Композиция повести отлично продумана. Реальное сюжетное время уместилось в несколько часов — от утренней встречи Кузьмина с Алей Лазаревой до вечернего возвращения к семье. Но за этот день читатель вместе с Кузьминым проживает всю его жизнь… Автор в финале отдает Кузьмину очень важную мысль: у каждого человека есть своя нажитая правда. Одно из достоинств гранинской прозы — такие емкие слова-тяжеловесы, которые раскрываются только тем читателям, кто не поленится спуститься в многоярусную шахту подтекста. Когда переживаешь или проживаешь полную событий, волнений, бед и радостей, большую, серьезную жизнь, то от всех перемен, поворотов, падений и подъемов должно остаться нажитое, это твое самое важное, неразменное, доподлинное. Обманы, иллюзии, ошибки — все это рассеялось, испарилось, ушло, а настоящее, нажитое осталось. И это настоящее прежде всего в близости к людям, к жене, сыновьям, к тем самым «трудягам», с которыми были испытаны пусть редкие, но вовек незабвенные минуты духовного единства».

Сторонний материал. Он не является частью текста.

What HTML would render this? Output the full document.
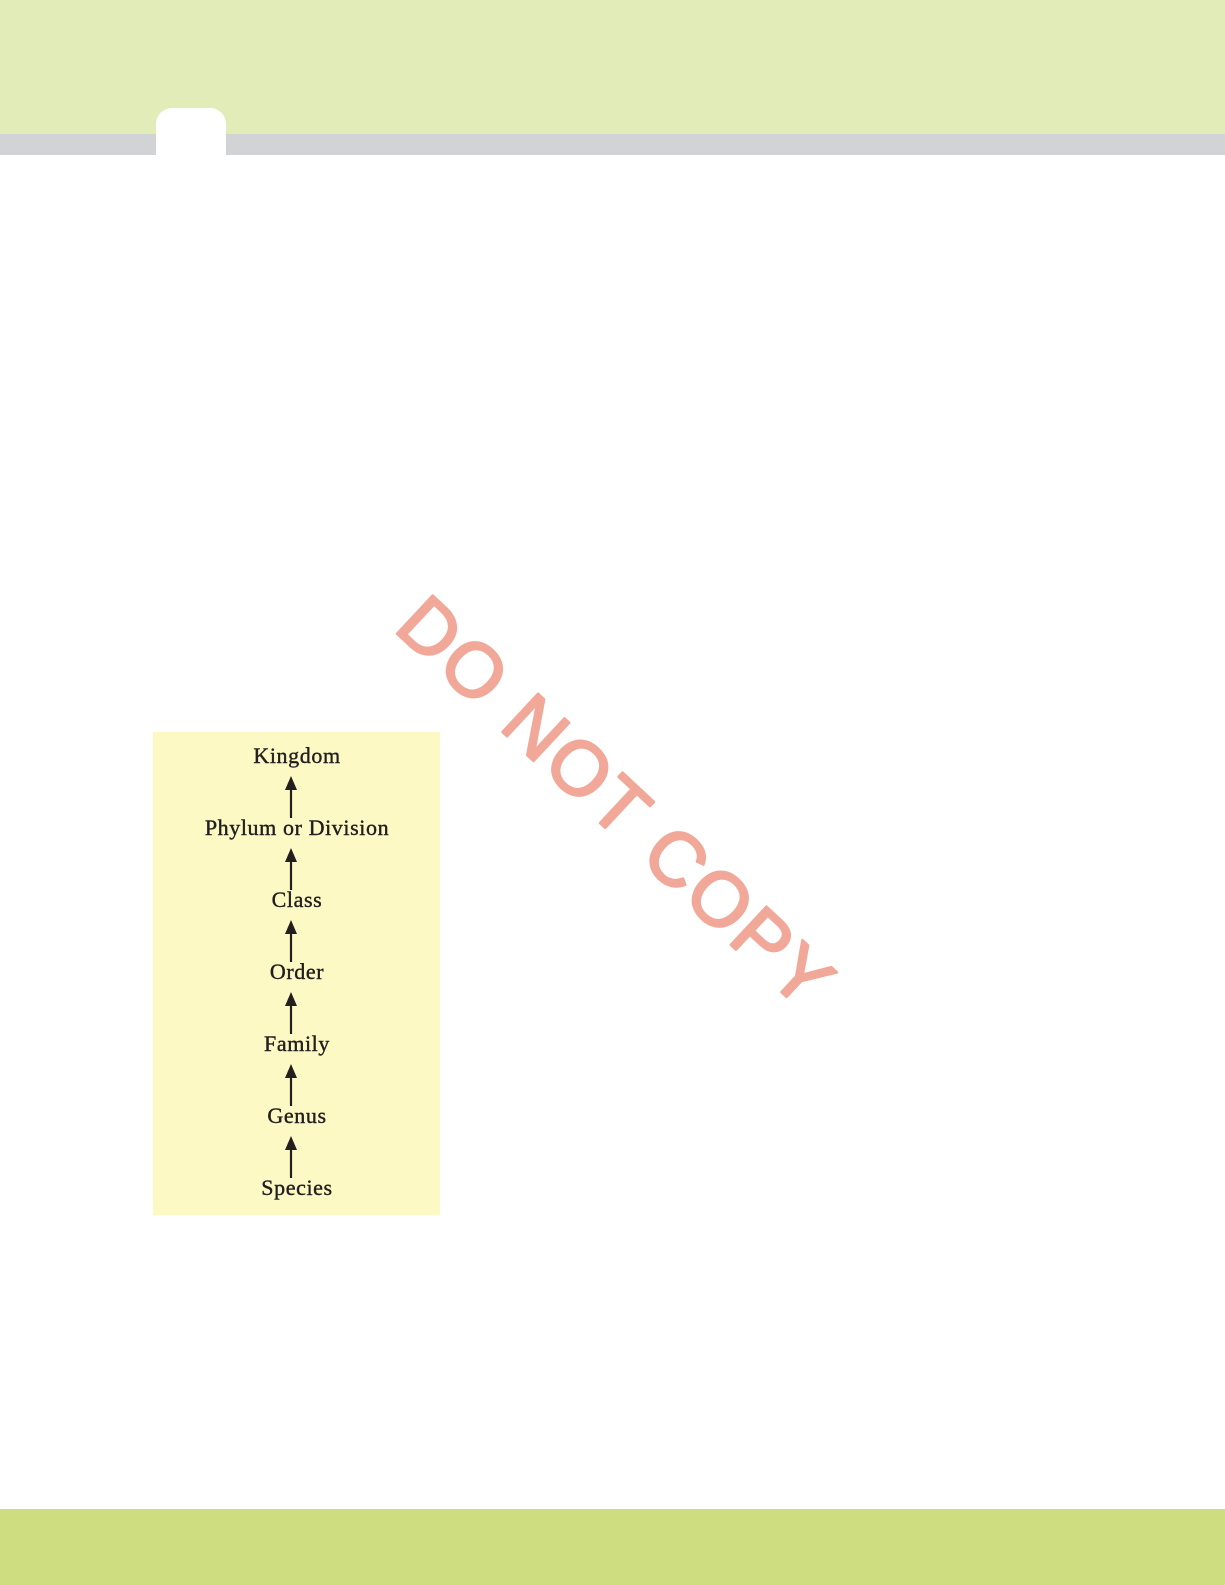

«Кузьмин увидел, как проигрывала она перед Алей. С оптическим увеличением проступили тонкие морщины на шее, блестки седых волос. Набегал второй подбородок. И ему было больно оттого, что она проигрывала перед Алей. Потому что эти морщины были его морщины, и ее тело, руки — всё это было уже неотделимо от него самого.

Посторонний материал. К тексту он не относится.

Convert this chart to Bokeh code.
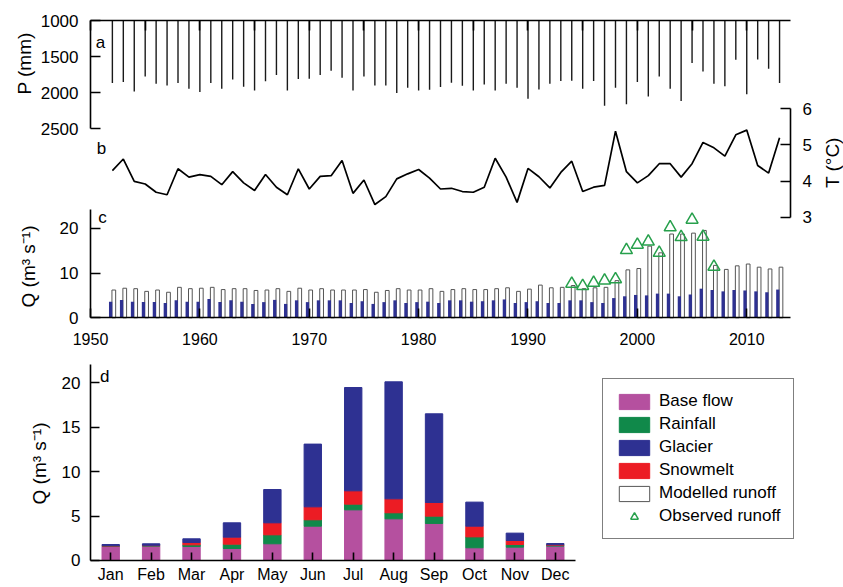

«Как моя работа, как прожитая жизнь, или нет — нажитая жизнь. Сменить — значит, наверное — изменить. Как предательски схожи все эти слова…»
Зрение его чудесно обострилось — он увидел мелкие трещины на стене, распухшую больную ногу Нади, синие тромбы на икрах, и в то же время видел мелькающие ее молодые ноги в шиповках над гаревой дорожкой стадиона, он видел следы своих былых поцелуев на ее плечах, на груди, и шрам от грудницы, и следы беременностей и болезней. Ясновидение это было неприятно. Мучительно было видеть себя на коленях, когда он стоял, охватив ее ноги, и молил прощения, и когда она его простила, он нес ее на руках по упруго-дощатому тротуару под огромными морозными звездами и был так счастлив…
Куда ж это подевалось? За что, за что он ее так давно не целует?
Он чувствовал, как от этого странного видения всё вокруг меняется, и понимал, что жизнь его тоже должна измениться. Это было странно, потому что он-то как раз старался оставить ее неизменной.